**Task statement**
Quote the records that follow in full, leaving the pictures out.

:::

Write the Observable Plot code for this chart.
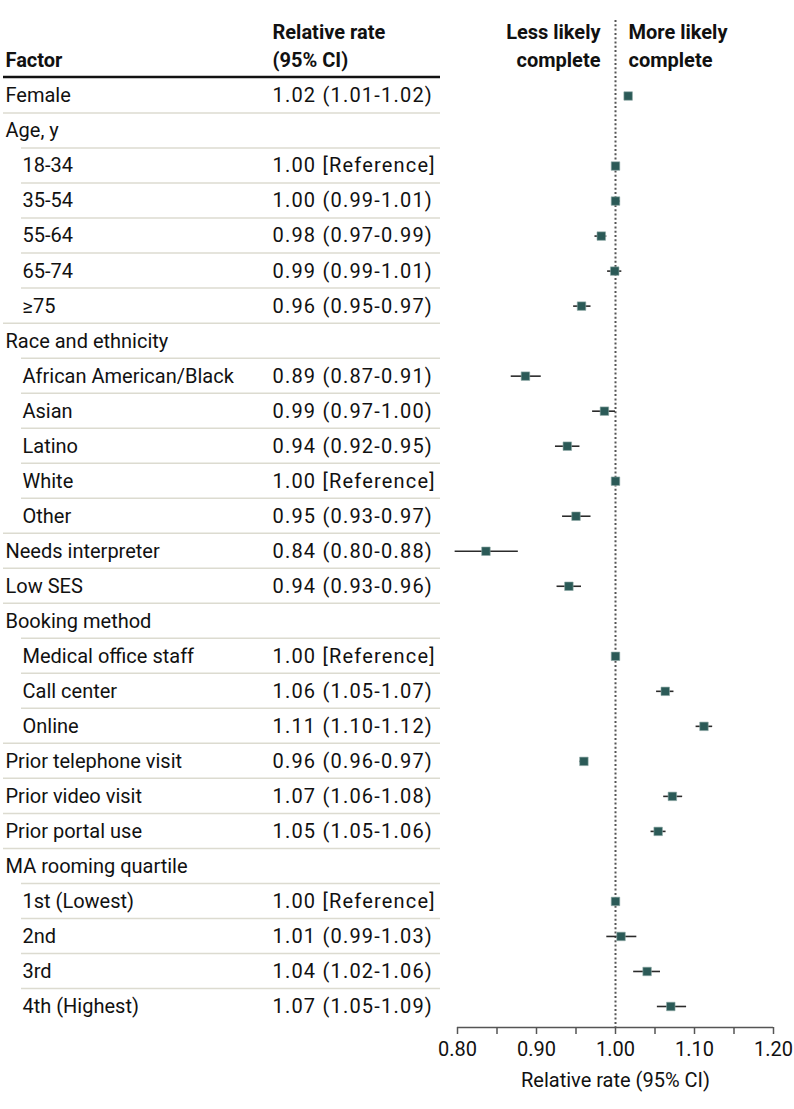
<!DOCTYPE html>
<html>
<head>
<meta charset="utf-8">
<script src="https://cdn.jsdelivr.net/npm/d3@7"></script>
<script src="https://cdn.jsdelivr.net/npm/@observablehq/plot@0.6"></script>
<style>
  html, body { margin: 0; padding: 0; background: #fff; overflow: hidden; }
  #chart svg { display: block; }
</style>
</head>
<body>
<div id="chart"></div>
<script>
// ---- data ----
const factors = ["Female", "Age, y", "18-34", "35-54", "55-64", "65-74", "\u226575",
  "Race and ethnicity", "African American/Black", "Asian", "Latino", "White", "Other",
  "Needs interpreter", "Low SES", "Booking method", "Medical office staff", "Call center", "Online",
  "Prior telephone visit", "Prior video visit", "Prior portal use", "MA rooming quartile",
  "1st (Lowest)", "2nd", "3rd", "4th (Highest)"];
const levels = [0, 0, 1, 1, 1, 1, 1, 0, 1, 1, 1, 1, 1, 0, 0, 0, 1, 1, 1, 0, 0, 0, 0, 1, 1, 1, 1];
const rrText = ["1.02 (1.01-1.02)", "", "1.00 [Reference]", "1.00 (0.99-1.01)", "0.98 (0.97-0.99)",
  "0.99 (0.99-1.01)", "0.96 (0.95-0.97)", "", "0.89 (0.87-0.91)", "0.99 (0.97-1.00)",
  "0.94 (0.92-0.95)", "1.00 [Reference]", "0.95 (0.93-0.97)", "0.84 (0.80-0.88)",
  "0.94 (0.93-0.96)", "", "1.00 [Reference]", "1.06 (1.05-1.07)", "1.11 (1.10-1.12)",
  "0.96 (0.96-0.97)", "1.07 (1.06-1.08)", "1.05 (1.05-1.06)", "", "1.00 [Reference]",
  "1.01 (0.99-1.03)", "1.04 (1.02-1.06)", "1.07 (1.05-1.09)"];
const estimates = [1.016, null, 1.000, 1.000, 0.982, 0.999, 0.957, null, 0.886, 0.986, 0.939, 1.000, 0.950,
  0.836, 0.941, null, 1.000, 1.063, 1.112, 0.960, 1.072, 1.054, null, 1.000, 1.007, 1.040, 1.070];
const ciLow = [1.012, null, null, 0.997, 0.974, 0.990, 0.947, null, 0.868, 0.971, 0.924, null, 0.933,
  0.797, 0.926, null, null, 1.052, 1.102, 0.955, 1.061, 1.045, null, null, 0.989, 1.023, 1.053];
const ciHigh = [1.020, null, null, 1.006, 0.989, 1.008, 0.969, null, 0.906, 1.000, 0.955, null, 0.969,
  0.877, 0.957, null, null, 1.074, 1.123, 0.965, 1.085, 1.064, null, null, 1.027, 1.057, 1.090];
const xTicks = [0.80, 0.85, 0.90, 0.95, 1.00, 1.05, 1.10, 1.15, 1.20];
const xTickLabels = ["0.80", "", "0.90", "", "1.00", "", "1.10", "", "1.20"];
const colHeaders = ["Factor", "Relative rate", "(95% CI)"];
const sideHeaders = ["Less likely", "complete", "More likely", "complete"];
const xLabel = "Relative rate (95% CI)";

// ---- table built from arrays ----
const rows = factors.map((f, i) => ({
  i, factor: f, level: levels[i], rr: rrText[i],
  est: estimates[i], lo: ciLow[i], hi: ciHigh[i]
}));
const pts = rows.filter(d => d.est != null);
const cis = rows.filter(d => d.lo != null);

const FONT = "Roboto, 'Liberation Sans', sans-serif";
const FS = 20;
const W = 794, H = 1109;
const ML = 457, MR = 21, MT = 20, MB = 82;
const TEXT = "#111";

// separators for the table (drawn via Plot's y scale)
function tableLines(index, scales, values, dims) {
  const g = d3.create("svg:g");
  const yTop = scales.y(-0.5) - 1;
  g.append("line").attr("x1", 3).attr("x2", 440).attr("y1", yTop).attr("y2", yTop)
    .attr("stroke", "#111").attr("stroke-width", 2.5);
  for (let k = 0; k < rows.length - 1; k++) {
    const y = scales.y(k + 0.5);
    const x1 = rows[k + 1].level === 1 ? 21 : 3;
    g.append("line").attr("x1", x1).attr("x2", 440).attr("y1", y).attr("y2", y)
      .attr("stroke", "#dcdbd0").attr("stroke-width", 1.5);
  }
  return g.node();
}

const hdr = (txt, opts) => Plot.text([txt], Object.assign({
  fontSize: FS, fontWeight: 700, fill: TEXT, lineAnchor: "middle"
}, opts));

const chart = Plot.plot({
  width: W, height: H,
  marginLeft: ML, marginRight: MR, marginTop: MT, marginBottom: MB,
  style: { fontFamily: FONT, fontSize: FS + "px", color: TEXT, background: "#fff", overflow: "visible" },
  x: { domain: [0.8, 1.2], range: [ML, W - MR] },
  y: { domain: [-0.5, 26.6], range: [78, H - MB], axis: null },
  marks: [
    tableLines,
    // reference dotted line at 1.00
    Plot.ruleX([1], { stroke: "#555", strokeWidth: 2, strokeDasharray: "2,2.3" }),
    // x axis
    Plot.ruleY([26.6], { x1: 0.8, x2: 1.2, stroke: "#555", strokeWidth: 1.5 }),
    Plot.axisX({ ticks: xTicks, tickFormat: (d, i) => xTickLabels[i], tickSize: 7, tickPadding: 7,
      stroke: "#555", strokeWidth: 1.5, fontSize: FS, fill: TEXT, label: null }),
    Plot.text([xLabel], { x: 1, frameAnchor: "bottom", dy: 53, lineAnchor: "middle", fontSize: FS, fill: TEXT }),
    // CI lines and estimates
    Plot.ruleY(cis, { y: "i", x1: "lo", x2: "hi", stroke: "#2b2b2b", strokeWidth: 1.6 }),
    Plot.dot(pts, { x: "est", y: "i", symbol: "square", r: 4.8, fill: "#2b5a57", stroke: "#8fa9a6", strokeWidth: 0.6 }),
    // table text
    Plot.text(rows.filter(d => d.level === 0), { y: "i", text: "factor", frameAnchor: "left", dx: 5 - ML,
      textAnchor: "start", fontSize: FS, fill: TEXT }),
    Plot.text(rows.filter(d => d.level === 1), { y: "i", text: "factor", frameAnchor: "left", dx: 22 - ML,
      textAnchor: "start", fontSize: FS, fill: TEXT }),
    Plot.text(rows.filter(d => d.rr !== ""), { y: "i", text: "rr", frameAnchor: "left", dx: 272 - ML,
      textAnchor: "start", fontSize: FS, fill: TEXT }),
    // headers
    hdr(colHeaders[0], { frameAnchor: "top-left", dx: 5 - ML, dy: 40, textAnchor: "start" }),
    hdr(colHeaders[1], { frameAnchor: "top-left", dx: 272 - ML, dy: 12, textAnchor: "start" }),
    hdr(colHeaders[2], { frameAnchor: "top-left", dx: 272 - ML, dy: 40, textAnchor: "start" }),
    hdr(sideHeaders[0], { x: 1, frameAnchor: "top", dx: -15, dy: 12, textAnchor: "end" }),
    hdr(sideHeaders[1], { x: 1, frameAnchor: "top", dx: -15, dy: 40, textAnchor: "end" }),
    hdr(sideHeaders[2], { x: 1, frameAnchor: "top", dx: 13, dy: 12, textAnchor: "start" }),
    hdr(sideHeaders[3], { x: 1, frameAnchor: "top", dx: 13, dy: 40, textAnchor: "start" })
  ]
});
// widen the relative-rate column's glyph spacing to match the reference typeface
d3.select(chart).selectAll("text")
  .filter(function () { return rrText.includes(this.textContent) && this.textContent !== ""; })
  .attr("letter-spacing", "1.2px");
document.getElementById("chart").appendChild(chart);
</script>
</body>
</html>
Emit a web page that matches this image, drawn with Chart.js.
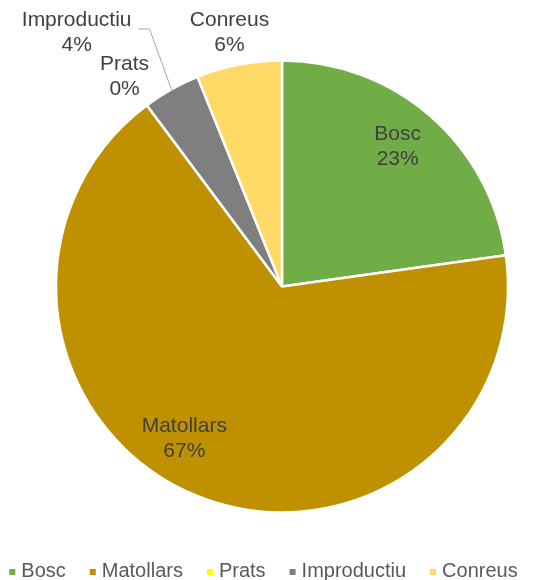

:::

**Exercise solution**
Write the Observable Plot code for this chart.
<!DOCTYPE html>
<html>
<head>
<meta charset="utf-8">
<script src="https://cdn.jsdelivr.net/npm/d3@7"></script>
<script src="https://cdn.jsdelivr.net/npm/@observablehq/plot@0.6"></script>
<style>
  html, body { margin: 0; padding: 0; background: #fff; overflow: hidden; }
  #chart svg { display: block; }
</style>
</head>
<body>
<div id="chart"></div>
<script>
// ---- data ----
const factors = ["Female", "Age, y", "18-34", "35-54", "55-64", "65-74", "\u226575",
  "Race and ethnicity", "African American/Black", "Asian", "Latino", "White", "Other",
  "Needs interpreter", "Low SES", "Booking method", "Medical office staff", "Call center", "Online",
  "Prior telephone visit", "Prior video visit", "Prior portal use", "MA rooming quartile",
  "1st (Lowest)", "2nd", "3rd", "4th (Highest)"];
const levels = [0, 0, 1, 1, 1, 1, 1, 0, 1, 1, 1, 1, 1, 0, 0, 0, 1, 1, 1, 0, 0, 0, 0, 1, 1, 1, 1];
const rrText = ["1.02 (1.01-1.02)", "", "1.00 [Reference]", "1.00 (0.99-1.01)", "0.98 (0.97-0.99)",
  "0.99 (0.99-1.01)", "0.96 (0.95-0.97)", "", "0.89 (0.87-0.91)", "0.99 (0.97-1.00)",
  "0.94 (0.92-0.95)", "1.00 [Reference]", "0.95 (0.93-0.97)", "0.84 (0.80-0.88)",
  "0.94 (0.93-0.96)", "", "1.00 [Reference]", "1.06 (1.05-1.07)", "1.11 (1.10-1.12)",
  "0.96 (0.96-0.97)", "1.07 (1.06-1.08)", "1.05 (1.05-1.06)", "", "1.00 [Reference]",
  "1.01 (0.99-1.03)", "1.04 (1.02-1.06)", "1.07 (1.05-1.09)"];
const estimates = [1.016, null, 1.000, 1.000, 0.982, 0.999, 0.957, null, 0.886, 0.986, 0.939, 1.000, 0.950,
  0.836, 0.941, null, 1.000, 1.063, 1.112, 0.960, 1.072, 1.054, null, 1.000, 1.007, 1.040, 1.070];
const ciLow = [1.012, null, null, 0.997, 0.974, 0.990, 0.947, null, 0.868, 0.971, 0.924, null, 0.933,
  0.797, 0.926, null, null, 1.052, 1.102, 0.955, 1.061, 1.045, null, null, 0.989, 1.023, 1.053];
const ciHigh = [1.020, null, null, 1.006, 0.989, 1.008, 0.969, null, 0.906, 1.000, 0.955, null, 0.969,
  0.877, 0.957, null, null, 1.074, 1.123, 0.965, 1.085, 1.064, null, null, 1.027, 1.057, 1.090];
const xTicks = [0.80, 0.85, 0.90, 0.95, 1.00, 1.05, 1.10, 1.15, 1.20];
const xTickLabels = ["0.80", "", "0.90", "", "1.00", "", "1.10", "", "1.20"];
const colHeaders = ["Factor", "Relative rate", "(95% CI)"];
const sideHeaders = ["Less likely", "complete", "More likely", "complete"];
const xLabel = "Relative rate (95% CI)";

// ---- table built from arrays ----
const rows = factors.map((f, i) => ({
  i, factor: f, level: levels[i], rr: rrText[i],
  est: estimates[i], lo: ciLow[i], hi: ciHigh[i]
}));
const pts = rows.filter(d => d.est != null);
const cis = rows.filter(d => d.lo != null);

const FONT = "Roboto, 'Liberation Sans', sans-serif";
const FS = 20;
const W = 794, H = 1109;
const ML = 457, MR = 21, MT = 20, MB = 82;
const TEXT = "#111";

// separators for the table (drawn via Plot's y scale)
function tableLines(index, scales, values, dims) {
  const g = d3.create("svg:g");
  const yTop = scales.y(-0.5) - 1;
  g.append("line").attr("x1", 3).attr("x2", 440).attr("y1", yTop).attr("y2", yTop)
    .attr("stroke", "#111").attr("stroke-width", 2.5);
  for (let k = 0; k < rows.length - 1; k++) {
    const y = scales.y(k + 0.5);
    const x1 = rows[k + 1].level === 1 ? 21 : 3;
    g.append("line").attr("x1", x1).attr("x2", 440).attr("y1", y).attr("y2", y)
      .attr("stroke", "#dcdbd0").attr("stroke-width", 1.5);
  }
  return g.node();
}

const hdr = (txt, opts) => Plot.text([txt], Object.assign({
  fontSize: FS, fontWeight: 700, fill: TEXT, lineAnchor: "middle"
}, opts));

const chart = Plot.plot({
  width: W, height: H,
  marginLeft: ML, marginRight: MR, marginTop: MT, marginBottom: MB,
  style: { fontFamily: FONT, fontSize: FS + "px", color: TEXT, background: "#fff", overflow: "visible" },
  x: { domain: [0.8, 1.2], range: [ML, W - MR] },
  y: { domain: [-0.5, 26.6], range: [78, H - MB], axis: null },
  marks: [
    tableLines,
    // reference dotted line at 1.00
    Plot.ruleX([1], { stroke: "#555", strokeWidth: 2, strokeDasharray: "2,2.3" }),
    // x axis
    Plot.ruleY([26.6], { x1: 0.8, x2: 1.2, stroke: "#555", strokeWidth: 1.5 }),
    Plot.axisX({ ticks: xTicks, tickFormat: (d, i) => xTickLabels[i], tickSize: 7, tickPadding: 7,
      stroke: "#555", strokeWidth: 1.5, fontSize: FS, fill: TEXT, label: null }),
    Plot.text([xLabel], { x: 1, frameAnchor: "bottom", dy: 53, lineAnchor: "middle", fontSize: FS, fill: TEXT }),
    // CI lines and estimates
    Plot.ruleY(cis, { y: "i", x1: "lo", x2: "hi", stroke: "#2b2b2b", strokeWidth: 1.6 }),
    Plot.dot(pts, { x: "est", y: "i", symbol: "square", r: 4.8, fill: "#2b5a57", stroke: "#8fa9a6", strokeWidth: 0.6 }),
    // table text
    Plot.text(rows.filter(d => d.level === 0), { y: "i", text: "factor", frameAnchor: "left", dx: 5 - ML,
      textAnchor: "start", fontSize: FS, fill: TEXT }),
    Plot.text(rows.filter(d => d.level === 1), { y: "i", text: "factor", frameAnchor: "left", dx: 22 - ML,
      textAnchor: "start", fontSize: FS, fill: TEXT }),
    Plot.text(rows.filter(d => d.rr !== ""), { y: "i", text: "rr", frameAnchor: "left", dx: 272 - ML,
      textAnchor: "start", fontSize: FS, fill: TEXT }),
    // headers
    hdr(colHeaders[0], { frameAnchor: "top-left", dx: 5 - ML, dy: 40, textAnchor: "start" }),
    hdr(colHeaders[1], { frameAnchor: "top-left", dx: 272 - ML, dy: 12, textAnchor: "start" }),
    hdr(colHeaders[2], { frameAnchor: "top-left", dx: 272 - ML, dy: 40, textAnchor: "start" }),
    hdr(sideHeaders[0], { x: 1, frameAnchor: "top", dx: -15, dy: 12, textAnchor: "end" }),
    hdr(sideHeaders[1], { x: 1, frameAnchor: "top", dx: -15, dy: 40, textAnchor: "end" }),
    hdr(sideHeaders[2], { x: 1, frameAnchor: "top", dx: 13, dy: 12, textAnchor: "start" }),
    hdr(sideHeaders[3], { x: 1, frameAnchor: "top", dx: 13, dy: 40, textAnchor: "start" })
  ]
});
// widen the relative-rate column's glyph spacing to match the reference typeface
d3.select(chart).selectAll("text")
  .filter(function () { return rrText.includes(this.textContent) && this.textContent !== ""; })
  .attr("letter-spacing", "1.2px");
document.getElementById("chart").appendChild(chart);
</script>
</body>
</html>
Emit a web page that matches this image, drawn with Chart.js.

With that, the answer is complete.